Given request:
Gather every line from the entries below that includes "this".

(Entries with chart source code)
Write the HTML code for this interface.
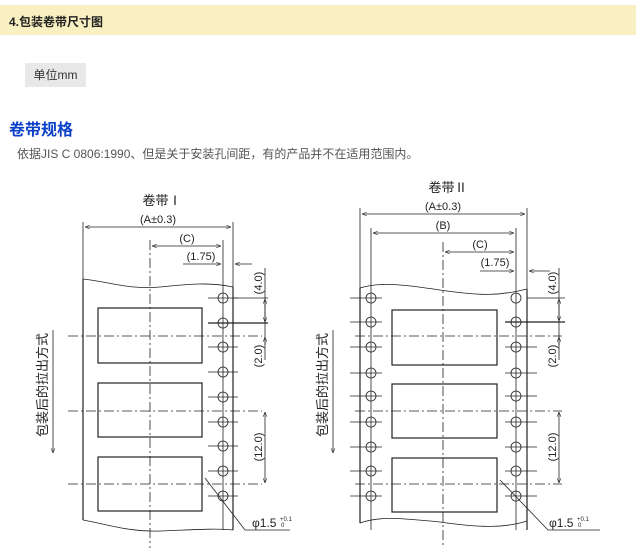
<!DOCTYPE html>
<html><head><meta charset="utf-8">
<style>
html,body{margin:0;padding:0;background:#fff;width:636px;height:551px;overflow:hidden}
body{font-family:"Liberation Sans","Noto Sans CJK SC",sans-serif;position:relative}
.hdr{position:absolute;left:0;top:5px;width:636px;height:30px;background:#f8f0c0;}
.hdr span{position:absolute;left:9px;top:8px;font-size:12px;font-weight:bold;color:#222}
.unit{position:absolute;left:25px;top:63px;width:61px;height:24px;background:#e8e8e8;font-size:12px;color:#333;line-height:24px;text-align:center}
.ttl{position:absolute;left:9px;top:116px;font-size:16px;font-weight:bold;color:#0a3fc7}
.desc{position:absolute;left:17px;top:145px;font-size:12px;color:#555}
svg{position:absolute;left:0;top:0}
</style></head><body>
<div class="hdr"><span>4.包装卷带尺寸图</span></div>
<div class="unit">单位mm</div>
<div class="ttl">卷带规格</div>
<div class="desc">依据JIS C 0806:1990、但是关于安装孔间距，有的产品并不在适用范围内。</div>
<svg width="636" height="551" viewBox="0 0 636 551" font-family="Liberation Sans, Noto Sans CJK SC, sans-serif">
<defs>
<marker id="a" viewBox="0 0 10 10" refX="10" refY="5" markerWidth="6" markerHeight="6" orient="auto-start-reverse"><path d="M0,1 L10,5 L0,9" fill="none" stroke="#222" stroke-width="1.2"/></marker>
</defs>
<g stroke="#222" fill="none" stroke-width="0.8">
<!-- LEFT -->
<line x1="83" y1="222" x2="83" y2="279"/><line x1="233" y1="222" x2="233" y2="287"/>
<line x1="85" y1="227" x2="231" y2="227" marker-start="url(#a)" marker-end="url(#a)"/>
<line x1="223" y1="240" x2="223" y2="530"/>
<line x1="152" y1="246" x2="221" y2="246" marker-start="url(#a)" marker-end="url(#a)"/>
<line x1="183" y1="264" x2="221" y2="264" marker-end="url(#a)"/>
<line x1="252" y1="264" x2="235" y2="264" marker-end="url(#a)"/>
<path d="M83,279 C110,282 130,290 160,287 C190,284 210,282 233,287" />
<path d="M83,520 C110,525 130,532 160,531 C190,530 215,528 233,530" />
<line x1="83" y1="279" x2="83" y2="520" stroke-width="1.2"/>
<line x1="233" y1="287" x2="233" y2="530" stroke-width="1.2"/>
<line x1="150" y1="240" x2="150" y2="548" stroke-dasharray="10,3,2,3"/>
<g stroke-dasharray="10,3,2,3"><line x1="68" y1="336" x2="262" y2="336"/><line x1="68" y1="411" x2="262" y2="411"/><line x1="68" y1="484" x2="262" y2="484"/></g>
<rect x="98" y="308" width="104" height="55" stroke-width="1.2"/>
<rect x="98" y="383" width="104" height="54" stroke-width="1.2"/>
<rect x="98" y="457" width="104" height="54" stroke-width="1.2"/>
<g>
<circle cx="223" cy="298" r="5"/><circle cx="223" cy="323" r="5"/><circle cx="223" cy="347" r="5"/><circle cx="223" cy="372" r="5"/><circle cx="223" cy="397" r="5"/><circle cx="223" cy="422" r="5"/><circle cx="223" cy="446" r="5"/><circle cx="223" cy="471" r="5"/><circle cx="223" cy="496" r="5"/>
<path d="M208,298h30M208,347h30M208,372h30M208,397h30M208,422h30M208,446h30M208,471h30M208,496h30"/>
<line x1="208" y1="323" x2="268" y2="323" stroke-width="1.2"/>
<line x1="233" y1="298" x2="268" y2="298"/>
</g>
<line x1="265" y1="268" x2="265" y2="360"/>
<line x1="265" y1="310" x2="265" y2="299" marker-end="url(#a)"/>
<line x1="265" y1="311" x2="265" y2="322" marker-end="url(#a)"/>
<line x1="265" y1="345" x2="265" y2="337" marker-end="url(#a)"/>
<line x1="265" y1="412" x2="265" y2="483" marker-start="url(#a)" marker-end="url(#a)"/>
<line x1="205" y1="478" x2="245" y2="530"/><line x1="245" y1="530" x2="290" y2="530"/>
<line x1="53" y1="330" x2="53" y2="453" marker-end="url(#a)"/>
<!-- RIGHT -->
<line x1="360" y1="208" x2="360" y2="288"/><line x1="527" y1="208" x2="527" y2="289"/>
<line x1="362" y1="214" x2="525" y2="214" marker-start="url(#a)" marker-end="url(#a)"/>
<line x1="371" y1="228" x2="371" y2="530"/><line x1="516" y1="228" x2="516" y2="530"/>
<line x1="373" y1="233" x2="514" y2="233" marker-start="url(#a)" marker-end="url(#a)"/>
<line x1="445" y1="252" x2="514" y2="252" marker-start="url(#a)" marker-end="url(#a)"/>
<line x1="480" y1="271" x2="514" y2="271" marker-end="url(#a)"/>
<line x1="550" y1="271" x2="529" y2="271" marker-end="url(#a)"/>
<path d="M360,288 C380,282 400,284 440,290 C480,296 500,296 527,289"/>
<path d="M360,523 C380,516 400,518 440,522 C480,528 505,528 527,521"/>
<line x1="360" y1="288" x2="360" y2="523" stroke-width="1.2"/>
<line x1="527" y1="289" x2="527" y2="530" stroke-width="1.2"/>
<line x1="443" y1="242" x2="443" y2="548" stroke-dasharray="10,3,2,3"/>
<g stroke-dasharray="10,3,2,3"><line x1="355" y1="336" x2="562" y2="336"/><line x1="355" y1="411" x2="562" y2="411"/><line x1="355" y1="484" x2="562" y2="484"/></g>
<rect x="392" y="310" width="105" height="55" stroke-width="1.2"/>
<rect x="392" y="384" width="105" height="54" stroke-width="1.2"/>
<rect x="392" y="458" width="105" height="54" stroke-width="1.2"/>
<circle cx="371" cy="298" r="5"/><circle cx="371" cy="322" r="5"/><circle cx="371" cy="347" r="5"/><circle cx="371" cy="373" r="5"/><circle cx="371" cy="396" r="5"/><circle cx="371" cy="422" r="5"/><circle cx="371" cy="447" r="5"/><circle cx="371" cy="471" r="5"/><circle cx="371" cy="496" r="5"/>
<circle cx="516" cy="298" r="5"/><circle cx="516" cy="322" r="5"/><circle cx="516" cy="347" r="5"/><circle cx="516" cy="373" r="5"/><circle cx="516" cy="396" r="5"/><circle cx="516" cy="422" r="5"/><circle cx="516" cy="447" r="5"/><circle cx="516" cy="471" r="5"/><circle cx="516" cy="496" r="5"/>
<path d="M350,298h32M350,322h32M350,347h32M350,373h32M350,396h32M350,422h32M350,447h32M350,471h32M350,496h32"/>
<path d="M505,347h32M505,373h32M505,396h32M505,422h32M505,447h32M505,471h32M505,496h32"/>
<line x1="527" y1="298" x2="565" y2="298"/>
<line x1="505" y1="322" x2="565" y2="322" stroke-width="1.2"/>
<line x1="559" y1="268" x2="559" y2="360"/>
<line x1="559" y1="310" x2="559" y2="299" marker-end="url(#a)"/>
<line x1="559" y1="311" x2="559" y2="321" marker-end="url(#a)"/>
<line x1="559" y1="345" x2="559" y2="337" marker-end="url(#a)"/>
<line x1="559" y1="412" x2="559" y2="483" marker-start="url(#a)" marker-end="url(#a)"/>
<line x1="500" y1="480" x2="548" y2="530"/><line x1="548" y1="530" x2="600" y2="530"/>
<line x1="333" y1="330" x2="333" y2="453" marker-end="url(#a)"/>
</g>
<g fill="#222" font-size="11">
<text x="162" y="205" text-anchor="middle" font-size="13">卷带Ⅰ</text>
<text x="158" y="223" text-anchor="middle">(A±0.3)</text>
<text x="187" y="242" text-anchor="middle">(C)</text>
<text x="201" y="260" text-anchor="middle">(1.75)</text>
<text transform="translate(262,283) rotate(-90)" text-anchor="middle">(4.0)</text>
<text transform="translate(262,356) rotate(-90)" text-anchor="middle">(2.0)</text>
<text transform="translate(262,447) rotate(-90)" text-anchor="middle">(12.0)</text>
<text x="252" y="527" font-size="12">φ1.5</text><text x="280" y="521" font-size="6">+0.1</text><text x="281" y="527" font-size="6">0</text>
<text transform="translate(47,385) rotate(-90)" text-anchor="middle" font-size="13">包装后的拉出方式</text>
<text x="448" y="192" text-anchor="middle" font-size="13">卷带Ⅱ</text>
<text x="443" y="210" text-anchor="middle">(A±0.3)</text>
<text x="443" y="229" text-anchor="middle">(B)</text>
<text x="480" y="248" text-anchor="middle">(C)</text>
<text x="495" y="266" text-anchor="middle">(1.75)</text>
<text transform="translate(556,283) rotate(-90)" text-anchor="middle">(4.0)</text>
<text transform="translate(556,356) rotate(-90)" text-anchor="middle">(2.0)</text>
<text transform="translate(556,447) rotate(-90)" text-anchor="middle">(12.0)</text>
<text x="549" y="527" font-size="12">φ1.5</text><text x="577" y="521" font-size="6">+0.1</text><text x="578" y="527" font-size="6">0</text>
<text transform="translate(327,385) rotate(-90)" text-anchor="middle" font-size="13">包装后的拉出方式</text>
</g>
</svg>
</body></html>
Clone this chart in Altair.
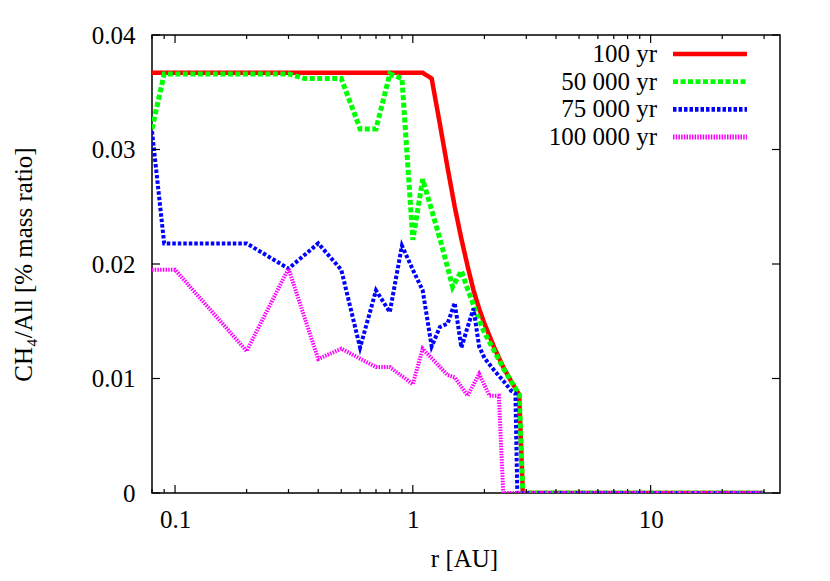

Complete output:
Write the HTML code for this interface.
Clone this chart in Altair.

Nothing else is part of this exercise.